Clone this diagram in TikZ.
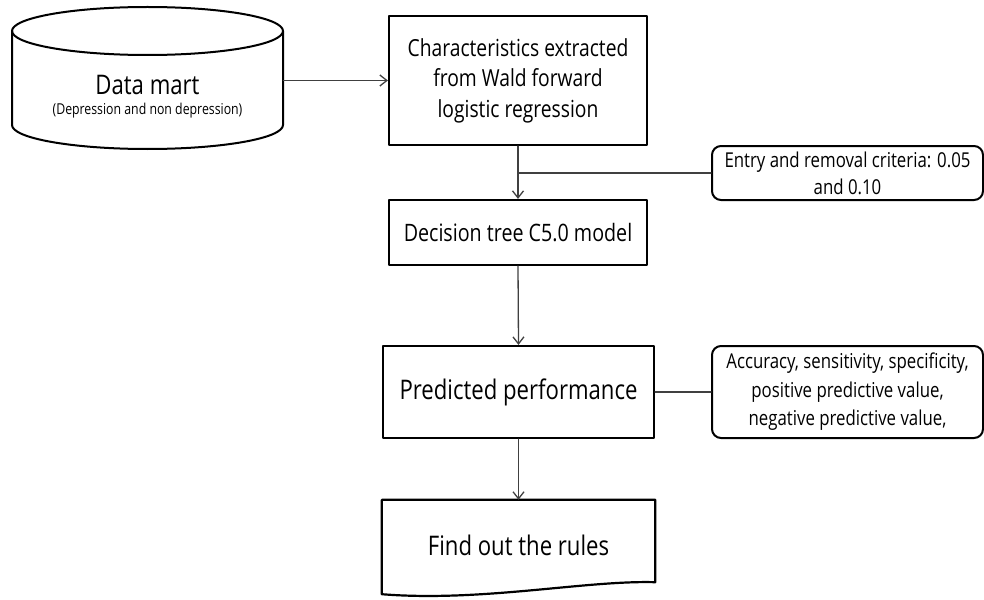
\documentclass[tikz,border=0pt]{standalone}
\usepackage{fontspec}
\setmainfont{Open Sans}[FakeStretch=0.82]
\usetikzlibrary{arrows.meta,calc}
\begin{document}
\begin{tikzpicture}[x=1pt, y=-1pt, line join=round, line cap=round,
	>={Straight Barb[length=7pt,width=11pt]},
	box/.style={draw, line width=2.2pt, minimum width=#1, align=center, inner sep=0pt},
	note/.style={draw, line width=2pt, rounded corners=9pt, minimum width=271pt, minimum height=54pt, align=center, inner sep=0pt},
	link/.style={line width=1.3pt, black!75}]
	\useasboundingbox (0,0) rectangle (984,599);
	% data mart cylinder
	\draw[line width=2pt] (12,31) -- (12,125) arc[start angle=180, end angle=0, x radius=135.5, y radius=24] -- (283,31);
	\draw[line width=2pt] (147.5,31) ellipse [x radius=135.5, y radius=24];
	\node[font=\fontsize{27}{30}\selectfont, minimum width=271pt] (mart) at (147.5,85) {Data mart};
	\node[font=\fontsize{15}{16}\selectfont] (martsub) at (147.5,111) {(Depression and non depression)};
	% main steps
	\node[box=258pt, minimum height=129pt, font=\fontsize{23.5}{30.5}\selectfont] (feat) at (518,80.5) {Characteristics extracted\\from Wald forward\\logistic regression};
	\node[box=258pt, minimum height=65pt, font=\fontsize{24}{26}\selectfont] (tree) at (518,232.5) {Decision tree C5.0 model};
	\node[box=271pt, minimum height=92pt, font=\fontsize{27}{30}\selectfont] (perf) at (518.5,392) {Predicted performance};
	\node[minimum width=273pt, minimum height=90pt, font=\fontsize{27}{30}\selectfont] (rules) at (518.5,545) {Find out the rules};
	\draw[line width=2.2pt] (rules.north west) -- (rules.north east) -- ($(rules.south east)+(0,-8)$)
		.. controls ($(rules.south east)+(-70,-10)$) and ($(rules.south west)+(100,12)$) .. ($(rules.south west)+(0,4)$) -- cycle;
	% side notes
	\node[note, font=\fontsize{20.5}{27}\selectfont] (crit) at (847.5,173) {Entry and removal criteria: 0.05\\and 0.10};
	\node[note, minimum height=92pt, font=\fontsize{20.5}{28.5}\selectfont] (meas) at (847.5,392) {Accuracy, sensitivity, specificity,\\positive predictive value,\\negative predictive value,};
	% connectors
	\draw[link,->] (feat.west -| mart.east) -- (feat.west);
	\draw[link,->] (feat.south) -- (tree.north);
	\draw[link] (crit.west) -- (crit.west -| feat.south);
	\draw[link,->] (tree.south) -- (perf.north);
	\draw[link] (perf.east) -- (meas.west);
	\draw[link,->] (perf.south) -- (rules.north);
\end{tikzpicture}
\end{document}
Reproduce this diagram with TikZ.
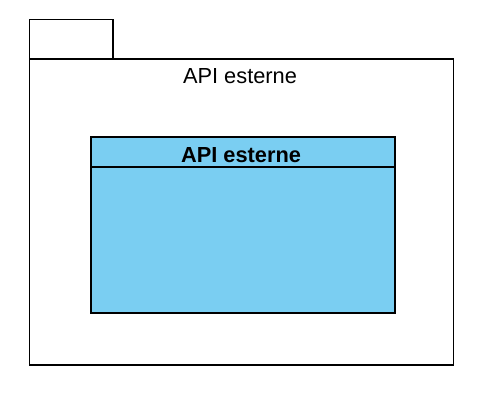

Your task
Return the material word for word. Pictures are not part of the copy.

Correct response
Clone this diagram in TikZ.
\documentclass[tikz,border=0pt]{standalone}
\usepackage{fontspec}
\setmainfont{Open Sans}[FakeStretch=0.82]
\usetikzlibrary{arrows.meta,calc}
\begin{document}
\begin{tikzpicture}[x=1pt, y=-1pt, line join=round, line cap=round,
	>={Straight Barb[length=7pt,width=11pt]},
	box/.style={draw, line width=2.2pt, minimum width=#1, align=center, inner sep=0pt},
	note/.style={draw, line width=2pt, rounded corners=9pt, minimum width=271pt, minimum height=54pt, align=center, inner sep=0pt},
	link/.style={line width=1.3pt, black!75}]
	\useasboundingbox (0,0) rectangle (984,599);
	% data mart cylinder
	\draw[line width=2pt] (12,31) -- (12,125) arc[start angle=180, end angle=0, x radius=135.5, y radius=24] -- (283,31);
	\draw[line width=2pt] (147.5,31) ellipse [x radius=135.5, y radius=24];
	\node[font=\fontsize{27}{30}\selectfont, minimum width=271pt] (mart) at (147.5,85) {Data mart};
	\node[font=\fontsize{15}{16}\selectfont] (martsub) at (147.5,111) {(Depression and non depression)};
	% main steps
	\node[box=258pt, minimum height=129pt, font=\fontsize{23.5}{30.5}\selectfont] (feat) at (518,80.5) {Characteristics extracted\\from Wald forward\\logistic regression};
	\node[box=258pt, minimum height=65pt, font=\fontsize{24}{26}\selectfont] (tree) at (518,232.5) {Decision tree C5.0 model};
	\node[box=271pt, minimum height=92pt, font=\fontsize{27}{30}\selectfont] (perf) at (518.5,392) {Predicted performance};
	\node[minimum width=273pt, minimum height=90pt, font=\fontsize{27}{30}\selectfont] (rules) at (518.5,545) {Find out the rules};
	\draw[line width=2.2pt] (rules.north west) -- (rules.north east) -- ($(rules.south east)+(0,-8)$)
		.. controls ($(rules.south east)+(-70,-10)$) and ($(rules.south west)+(100,12)$) .. ($(rules.south west)+(0,4)$) -- cycle;
	% side notes
	\node[note, font=\fontsize{20.5}{27}\selectfont] (crit) at (847.5,173) {Entry and removal criteria: 0.05\\and 0.10};
	\node[note, minimum height=92pt, font=\fontsize{20.5}{28.5}\selectfont] (meas) at (847.5,392) {Accuracy, sensitivity, specificity,\\positive predictive value,\\negative predictive value,};
	% connectors
	\draw[link,->] (feat.west -| mart.east) -- (feat.west);
	\draw[link,->] (feat.south) -- (tree.north);
	\draw[link] (crit.west) -- (crit.west -| feat.south);
	\draw[link,->] (tree.south) -- (perf.north);
	\draw[link] (perf.east) -- (meas.west);
	\draw[link,->] (perf.south) -- (rules.north);
\end{tikzpicture}
\end{document}
Reproduce this diagram with TikZ.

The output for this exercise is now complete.